Sainsburys Gok for Tu collection has recorded strong sales

Sainsbury's Gok for Tu collection has recorded strong sales

Sainsbury's CEO Justin King has attributed growth in the supermarket operator's clothing business to an increase in space combined with a strong underlying product.

The UK-based retailer, which released its full-year results today (9 May) said its clothing business is growing faster than its food business and "continues to gain market share". Over the year, the number of stores offering non-food lines rose by 22 to 161.

Speaking to just-style, King said clothing has been a "big beneficiary of our non-food space" and clothing was the first "big space" the retailer put in that was non-food.

However, he was quick to emphasise success has also been seen from carrying through to clothing the values that set the retailer apart in its food offer.
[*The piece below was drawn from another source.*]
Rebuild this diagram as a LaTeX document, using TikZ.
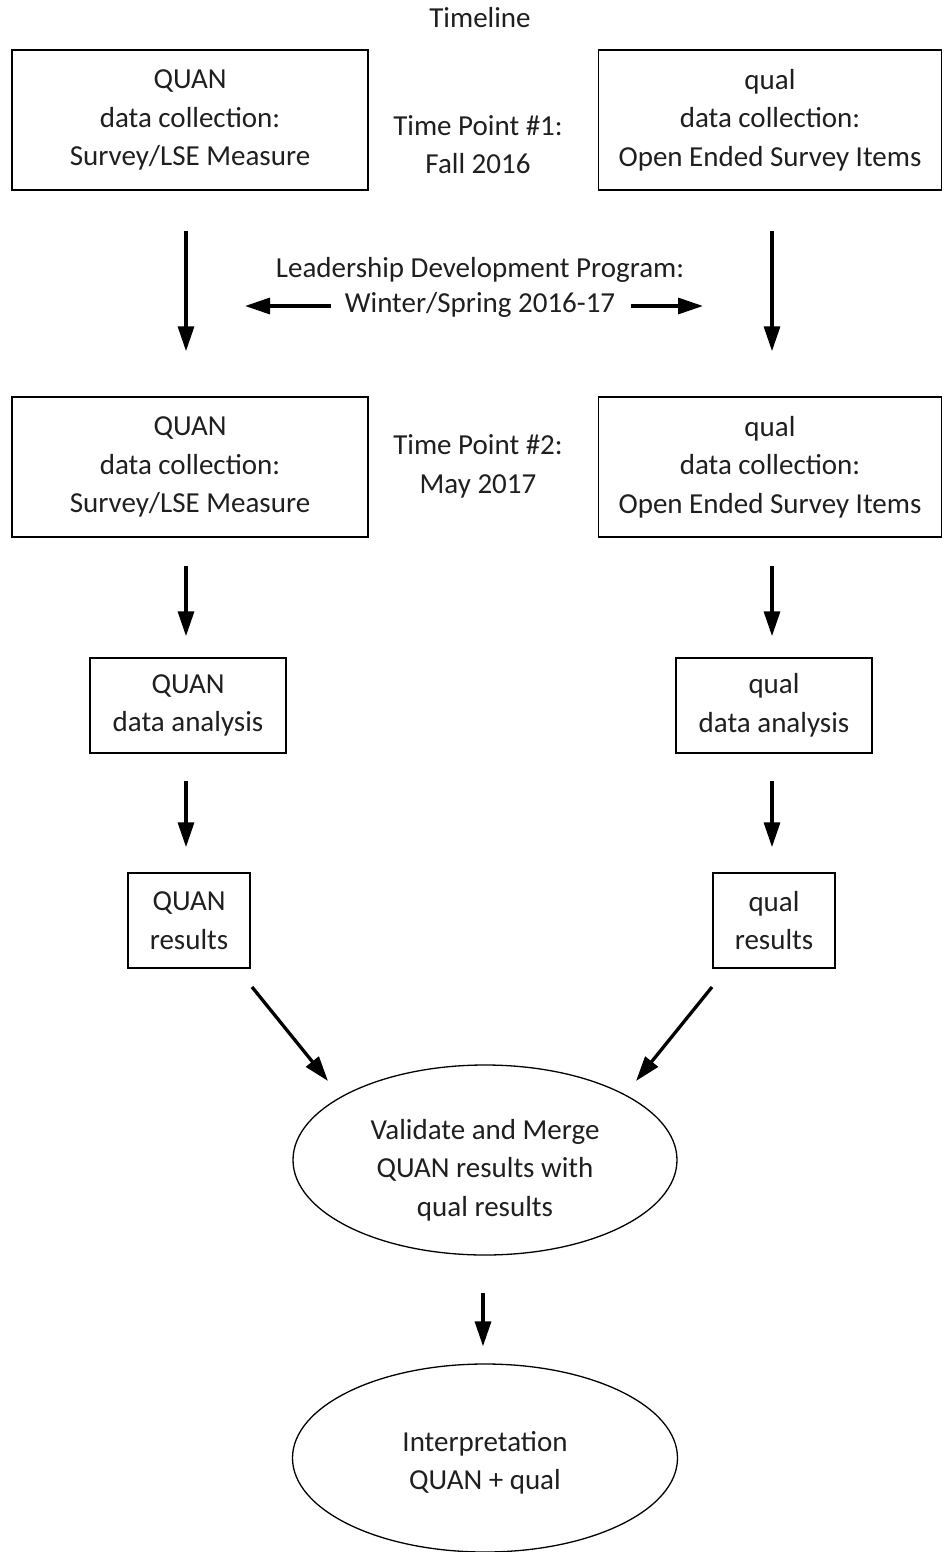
\documentclass[tikz,border=0pt]{standalone}
\usepackage{fontspec}
\setmainfont{Carlito}
\usetikzlibrary{arrows.meta,shapes.geometric}
\tikzset{
  txt/.style={font=\fontsize{29}{38.5}\selectfont, align=center, text=black!88, inner sep=0pt},
  box/.style={txt, draw, line width=1.5pt},
  oval/.style={draw, ellipse, line width=1.3pt, inner sep=0pt},
  arr/.style={line width=3.3pt, -{Triangle[length=25pt,width=16pt]}}
}
\begin{document}
\begin{tikzpicture}[x=1pt,y=-1pt]
\useasboundingbox (0,0) rectangle (943,1552);

\node[txt] (title) at (480,18) {Timeline};

% first round of data collection
\node[box, minimum width=356pt, minimum height=140pt] (quan1) at (190,120)
  {QUAN\\data collection:\\Survey/LSE Measure};
\node[box, minimum width=343pt, minimum height=140pt] (qual1) at (770,120)
  {qual\\data collection:\\Open Ended Survey Items};
\node[txt] (tp1) at (478,144.5) {Time Point \#1:\\Fall 2016};

% program between the two time points
\node[txt] (lead1) at (480,270) {Leadership Development Program:};
\node[txt] (lead2) at (480,305) {Winter/Spring 2016-17};
\coordinate (leadL) at (245,306);
\coordinate (leadR) at (703,306);
\draw[arr] ([xshift=-14pt]lead2.west|-leadL) -- (leadL);
\draw[arr] ([xshift=16pt]lead2.east|-leadR) -- (leadR);

% second round of data collection
\node[box, minimum width=356pt, minimum height=140pt] (quan2) at (190,467)
  {QUAN\\data collection:\\Survey/LSE Measure};
\node[box, minimum width=343pt, minimum height=140pt] (qual2) at (770,467)
  {qual\\data collection:\\Open Ended Survey Items};
\node[txt] (tp2) at (478,466.5) {Time Point \#2:\\May 2017};

% analysis and results
\node[box, minimum width=196pt, minimum height=95pt] (quanA) at (188,705.5)
  {QUAN\\data analysis};
\node[box, minimum width=196pt, minimum height=95pt] (qualA) at (774,705.5)
  {qual\\data analysis};
\node[box, minimum width=122pt, minimum height=95pt] (quanR) at (189,920.5)
  {QUAN\\results};
\node[box, minimum width=122pt, minimum height=95pt] (qualR) at (774,920.5)
  {qual\\results};

% merging and interpretation: outlines, then their text set a little low
\node[oval, minimum width=384pt, minimum height=190pt] (merge) at (485,1160) {};
\node[oval, minimum width=385pt, minimum height=188pt] (interp) at (485,1458) {};
\node[txt] (mergetxt) at ([yshift=-10pt]merge.center)
  {Validate and Merge\\QUAN results with\\qual results};
\node[txt] (interptxt) at ([yshift=-5pt]interp.center)
  {Interpretation\\QUAN + qual};

% vertical flow
\draw[arr, shorten <=40pt, shorten >=45pt] ([xshift=-4pt]quan1.south) -- ([xshift=-4pt]quan2.north);
\draw[arr, shorten <=40pt, shorten >=45pt] ([xshift=2pt]qual1.south) -- ([xshift=2pt]qual2.north);
\draw[arr, shorten <=28pt, shorten >=21pt] ([xshift=-4pt]quan2.south) -- ([xshift=-2pt]quanA.north);
\draw[arr, shorten <=28pt, shorten >=21pt] ([xshift=2pt]qual2.south) -- ([xshift=-2pt]qualA.north);
\draw[arr, shorten <=27pt, shorten >=25pt] ([xshift=-2pt]quanA.south) -- ([xshift=-3pt]quanR.north);
\draw[arr, shorten <=27pt, shorten >=25pt] ([xshift=-2pt]qualA.south) -- ([xshift=-2pt]qualR.north);

% results converge on the merge step
\coordinate (dl) at (252,987);
\coordinate (dlt) at (328,1081);
\coordinate (dr) at (712,987);
\coordinate (drt) at (636,1081);
\draw[arr] (dl) -- (dlt);
\draw[arr] (dr) -- (drt);

\draw[arr, shorten <=37pt, shorten >=17pt] ([xshift=-2pt]merge.south) -- ([xshift=-2pt]interp.north);
\end{tikzpicture}
\end{document}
Sainsbury's clothing is "not necessarily the cheapest", but that it "absolutely delivers on our core 'live well for less' ethics".

There has also been a shift to what he describes as the "new thrift", a "recognition that value for money is more than a cheap price, and our clothing reflects that," using "better materials, Fair Trade and organic cotton."

King restated the shift in the company's sourcing strategy, with teams in Bangladesh, China and Hong Kong now buying directly as the retailer moves away from an agent model.

"We were sub-scale, we would buy through agents. But we are not a sub-scale business any more, we are the seventh biggest clothing retailer in the UK. Our buyers are taken pretty seriously when they go into a factory in Turkey, the Far East and the other countries we buy from, so it reflects the fact that we're a scale business," he said.

The comments came as the retailer reported a 7.1% increase in annual underlying profits to reach GBP712m (US$1.15bn) in the year to 17 March.

Underlying operating profit increased 6.9% to GBP789m, which resulted in margins rising by four basis points. Excluding fuel, operating margins were up by ten basis points.

Reported profit before tax was down 3.4% to GBP799m due to a series of one-off items, which also hit its bottom line. Net profit fell 6.6% to GBP598m.